My spontaneous decision making shows through when I’m clothes shopping. I’ll see a pair of jeans and quickly go try them on. Then I’ll see another pair of jeans and go try those on. Then another…and another. Within 15 minutes I’m sweating and just walking around the store half nude trying shit on at the racks.

I have a hard time with the jeans being sold these days. (Holy shit I sounded old just then.) They’re cut so damn low. So I keep hiking them up and my “package” gets all bunched up to one side to the point where I look like I’m some kind of pervert douchebag thrusting his junk out to the public.

And of course the wifey took off as soon as we walked in the door so I’m making really bad, spontaneous fashion decisions on my own.

After 20 minutes at Khols I’d picked out two pairs of jeans, some new boxer briefs, and a belt. Thirty minutes later I found the wifey and we bolted to Old Navy – the Mecca of teenage low-budget hipster wanna-be’s. All I wanted was to buy a variety of colored polos. Five minutes later I’m standing in line and the wifey comes walking up staring at my wadded-up pile of un-purchased shirts like I was holding a nude picture of Rosie O’Donnell.

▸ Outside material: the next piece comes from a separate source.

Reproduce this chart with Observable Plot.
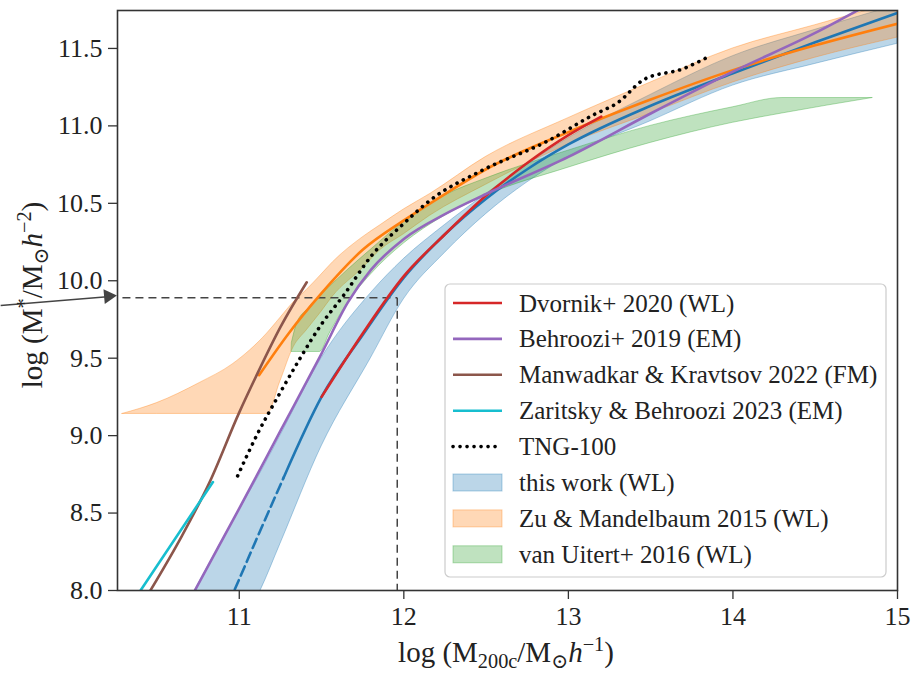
<!DOCTYPE html>
<html>
<head>
<meta charset="utf-8">
<script src="https://cdn.jsdelivr.net/npm/d3@7"></script>
<script src="https://cdn.jsdelivr.net/npm/@observablehq/plot@0.6"></script>
<style>
  body { margin: 0; background: #fff; }
  #chart { width: 915px; height: 673px; }
  #chart svg, #chart svg text { font-family: "Liberation Serif", "DejaVu Serif", serif; }
</style>
</head>
<body>
<div id="chart"></div>
<script>
// Axis ticks
const xTicks = [11, 12, 13, 14, 15];
const yTicks = [8.0, 8.5, 9.0, 9.5, 10.0, 10.5, 11.0, 11.5];

// this work (WL): 68% band
const workBandX  = [10.6, 10.73, 11.0, 11.13, 11.25, 11.5, 11.8, 12.0, 12.25, 12.5, 13.0, 13.5, 14.0, 14.5, 15.0];
const workBandHi = [7.75, 8.0, 8.52, 8.76, 9.0, 9.5, 9.92, 10.14, 10.36, 10.56, 10.92, 11.2, 11.45, 11.62, 11.78];
const workBandLo = [7.2, 7.45, 7.75, 8.0, 8.3, 8.93, 9.5, 9.88, 10.18, 10.43, 10.8, 11.03, 11.26, 11.4, 11.53];
// this work: median relation (measured range) and extrapolation
const workX    = [11.27, 11.5, 11.75, 12.0, 12.25, 12.5, 12.75, 13.0, 13.5, 14.0, 14.5, 15.0];
const workY    = [8.73, 9.25, 9.65, 10.02, 10.3, 10.53, 10.72, 10.88, 11.13, 11.34, 11.54, 11.73];
const workExtX = [10.9, 10.97, 11.1, 11.27];
const workExtY = [7.83, 8.0, 8.32, 8.73];

// Zu & Mandelbaum 2015 (WL)
const zuX    = [10.29, 10.5, 10.76, 10.96, 11.17, 11.25, 11.33, 11.41, 11.5, 11.57, 11.75, 11.86, 12.0, 12.16, 12.5, 13.0, 13.5, 14.0, 14.5, 15.0];
const zuHi   = [9.14, 9.21, 9.34, 9.46, 9.66, 9.76, 9.86, 9.94, 10.04, 10.12, 10.28, 10.36, 10.46, 10.56, 10.8, 11.05, 11.28, 11.5, 11.65, 11.8];
const zuLo   = [9.14, 9.14, 9.14, 9.14, 9.14, 9.35, 9.57, 9.68, 9.8, 9.9, 10.08, 10.2, 10.3, 10.42, 10.62, 10.88, 11.08, 11.28, 11.44, 11.57];
const zuLineX = [11.12, 11.3, 11.5, 11.75, 12.0, 12.25, 12.5, 13.0, 13.5, 14.0, 14.5, 15.0];
const zuLineY = [9.39, 9.66, 9.92, 10.2, 10.39, 10.56, 10.72, 10.96, 11.17, 11.36, 11.52, 11.66];

// van Uitert+ 2016 (WL)
const vuX  = [11.32, 11.35, 11.42, 11.49, 11.55, 11.65, 11.8, 12.0, 12.25, 12.5, 13.0, 13.5, 14.0, 14.3, 14.85];
const vuHi = [9.6, 9.72, 9.82, 9.9, 9.96, 10.06, 10.2, 10.38, 10.55, 10.66, 10.84, 11.0, 11.12, 11.18, 11.18];
const vuLo = [9.54, 9.54, 9.54, 9.54, 9.66, 9.84, 10.04, 10.24, 10.42, 10.55, 10.73, 10.89, 11.02, 11.08, 11.18];

// Dvornik+ 2020 (WL)
const dvX = [11.5, 11.75, 12.0, 12.25, 12.5, 12.75, 13.0, 13.2];
const dvY = [9.25, 9.66, 10.03, 10.3, 10.55, 10.76, 10.94, 11.06];

// Behroozi+ 2019 (EM)
const beX = [10.6, 10.73, 11.0, 11.25, 11.5, 11.66, 11.8, 12.0, 12.25, 12.5, 13.0, 13.5, 14.0, 14.5, 14.8];
const beY = [7.74, 8.0, 8.53, 9.03, 9.53, 9.86, 10.07, 10.27, 10.43, 10.56, 10.8, 11.08, 11.35, 11.6, 11.77];

// Manwadkar & Kravtsov 2022 (FM)
const mkX = [10.46, 10.65, 10.82, 11.0, 11.11, 11.25, 11.41];
const mkY = [8.0, 8.35, 8.7, 9.15, 9.4, 9.7, 9.99];

// Zaritsky & Behroozi 2023 (EM)
const zbX = [10.4, 10.84];
const zbY = [8.0, 8.7];

// TNG-100
const tngX = [10.99, 11.11, 11.25, 11.37, 11.5, 11.63, 11.81, 12.0, 12.16, 12.47, 12.87, 13.15, 13.3, 13.46, 13.7, 13.84];
const tngY = [8.74, 9.01, 9.28, 9.5, 9.72, 9.9, 10.17, 10.37, 10.52, 10.71, 10.9, 11.07, 11.15, 11.3, 11.37, 11.44];

// Guide: stellar mass and the halo mass it maps to
const guideStellar = 9.89;
const guideHaloStart = 10.29;
const guideHalo = 11.96;
// Arrow pointing at the stellar mass on the y axis
const arrowX = [9.55, 10.235];
const arrowY = [9.84, 9.9];

// Legend
const legendLabels = [
  "Dvornik+ 2020 (WL)",
  "Behroozi+ 2019 (EM)",
  "Manwadkar & Kravtsov 2022 (FM)",
  "Zaritsky & Behroozi 2023 (EM)",
  "TNG-100",
  "this work (WL)",
  "Zu & Mandelbaum 2015 (WL)",
  "van Uitert+ 2016 (WL)"
];
const legendKinds = ["line", "line", "line", "line", "dots", "patch", "patch", "patch"];

const C = {
  blue: "#1f77b4", orange: "#ff7f0e", green: "#2ca02c", red: "#d62728",
  purple: "#9467bd", brown: "#8c564b", cyan: "#17becf", black: "#000000"
};
const legendColors = [C.red, C.purple, C.brown, C.cyan, C.black, C.blue, C.orange, C.green];

const pts = (xs, ys) => xs.map((x, i) => ({x, y: ys[i]}));
const band = (xs, lo, hi) => xs.map((x, i) => ({x, lo: lo[i], hi: hi[i]}));

const FONT = "Liberation Serif, DejaVu Serif, serif";
const LW = 2.6;

const bandMark = (data, color) => Plot.areaY(data, {
  x: "x", y1: "lo", y2: "hi", fill: color, fillOpacity: 0.3,
  stroke: color, strokeOpacity: 0.35, strokeWidth: 1, curve: "monotone-x", clip: true
});
const lineMark = (data, color, extra = {}) => Plot.line(data, {
  x: "x", y: "y", stroke: color, strokeWidth: LW, curve: "monotone-x", clip: true, ...extra
});

const plot = Plot.plot({
  width: 915,
  height: 673,
  marginLeft: 117,
  marginRight: 18,
  marginTop: 10,
  marginBottom: 83,
  style: {fontFamily: FONT, color: "#222", background: "#fff", overflow: "visible"},
  x: {domain: [10.26, 15], label: null},
  y: {domain: [8, 11.745], label: null},
  marks: [
    bandMark(band(workBandX, workBandLo, workBandHi), C.blue),
    bandMark(band(zuX, zuLo, zuHi), C.orange),
    bandMark(band(vuX, vuLo, vuHi), C.green),
    // guide lines
    Plot.link([{x1: guideHaloStart, y1: guideStellar, x2: guideHalo, y2: guideStellar},
               {x1: guideHalo, y1: guideStellar, x2: guideHalo, y2: 8}], {
      x1: "x1", y1: "y1", x2: "x2", y2: "y2",
      stroke: "#444", strokeWidth: 1.5, strokeDasharray: "8,5"
    }),
    lineMark(pts(workExtX, workExtY), C.blue, {strokeDasharray: "10,5"}),
    lineMark(pts(workX, workY), C.blue),
    lineMark(pts(zuLineX, zuLineY), C.orange),
    lineMark(pts(dvX, dvY), C.red),
    lineMark(pts(beX, beY), C.purple),
    lineMark(pts(mkX, mkY), C.brown),
    lineMark(pts(zbX, zbY), C.cyan),
    lineMark(pts(tngX, tngY), C.black, {strokeWidth: 3.6, strokeDasharray: "0.1,6.9", strokeLinecap: "round"}),
    // arrow
    Plot.link([{x1: arrowX[0], y1: arrowY[0], x2: arrowX[1], y2: arrowY[1]}], {
      x1: "x1", y1: "y1", x2: "x2", y2: "y2", stroke: "#444", strokeWidth: 1.5
    }),
    Plot.dot([{x: arrowX[1], y: arrowY[1]}], {
      x: "x", y: "y", symbol: "triangle", r: 5.5, fill: "#444", stroke: "none", rotate: 85, dx: -5
    }),
    Plot.axisX({ticks: xTicks, tickFormat: d => String(d), tickSize: 9, tickPadding: 7,
      fontSize: 26, fontFamily: FONT, stroke: "#333", strokeWidth: 1.3}),
    Plot.axisY({ticks: yTicks, tickFormat: d3.format(".1f"), tickSize: 9, tickPadding: 6,
      fontSize: 26, fontFamily: FONT, stroke: "#333", strokeWidth: 1.3}),
    Plot.frame({stroke: "#333", strokeWidth: 1.6})
  ]
});

document.getElementById("chart").appendChild(plot);

const svg = d3.select(plot);

// Rich text helper: parts with optional sub / sup / italic
function richText(g, parts, size) {
  const text = g.append("text").attr("font-family", FONT).attr("font-size", size).attr("fill", "#222");
  let shift = 0;
  for (const p of parts) {
    const target = p.sub ? 0.22 * size : p.sup ? -0.38 * size : 0;
    const t = text.append("tspan").text(p.t).attr("dy", target - shift);
    if (p.sub || p.sup) t.attr("font-size", size * 0.7);
    if (p.it) t.attr("font-style", "italic");
    shift = target;
  }
  return text;
}

// x-axis label
richText(svg.append("g").attr("transform", "translate(506,662)"), [
  {t: "log (M"}, {t: "200c", sub: true}, {t: "/M"}, {t: "\u2299", sub: true},
  {t: "h", it: true}, {t: "\u22121", sup: true}, {t: ")"}
], 29).attr("text-anchor", "middle");

// y-axis label
richText(svg.append("g").attr("transform", "translate(42,295) rotate(-90)"), [
  {t: "log (M"}, {t: "*", sup: true}, {t: "/M"}, {t: "\u2299", sub: true},
  {t: "h", it: true}, {t: "\u22122", sup: true}, {t: ")"}
], 29).attr("text-anchor", "middle");

// legend
const lg = svg.append("g").attr("transform", "translate(445,284)");
lg.append("rect").attr("width", 441).attr("height", 293).attr("rx", 5)
  .attr("fill", "#fff").attr("fill-opacity", 0.8).attr("stroke", "#ccc").attr("stroke-width", 1.2);
legendLabels.forEach((label, i) => {
  const cy = 19 + i * 35.9;
  const color = legendColors[i];
  const kind = legendKinds[i];
  if (kind === "patch") {
    lg.append("rect").attr("x", 8).attr("y", cy - 8.5).attr("width", 49).attr("height", 17)
      .attr("fill", color).attr("fill-opacity", 0.3).attr("stroke", color).attr("stroke-opacity", 0.35);
  } else {
    const l = lg.append("line").attr("x1", 8).attr("x2", 57).attr("y1", cy).attr("y2", cy)
      .attr("stroke", color).attr("stroke-width", kind === "dots" ? 3.6 : LW);
    if (kind === "dots") l.attr("stroke-dasharray", "0.1,6.9").attr("stroke-linecap", "round");
  }
  lg.append("text").attr("x", 74).attr("y", cy + 8.5).attr("text-anchor", "start")
    .attr("font-family", FONT).attr("font-size", 25).attr("fill", "#222").text(label);
});
</script>
</body>
</html>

“Seriously? Black, brown, and navy blue? Could you pick any more drab, darker colors?,” she asks as a half-dozen people around me look at my selections, then at me.

“I wear black…you know everything I wear is freakin’ black or dark. It matches that cloud over my head,” I said. Then reluctantly put the brown back and grabbed a dark red.

When I got home later I put the jeans on for the wifey and got a “oh….oh no. Oh I don’t like those at all. Wow. Well…I guess they’re OK, I’m just not used to seeing you wear something that’s in style I guess.”

I love her honesty…I just wish I could have heard it when I was standing half nude at the jeans rack in the middle of Kohls while receiving 2’s and 3’s out of a possible high score of 10 in the category “knowing when you shouldn’t be making these types of decisions on your own or without a female at your side.”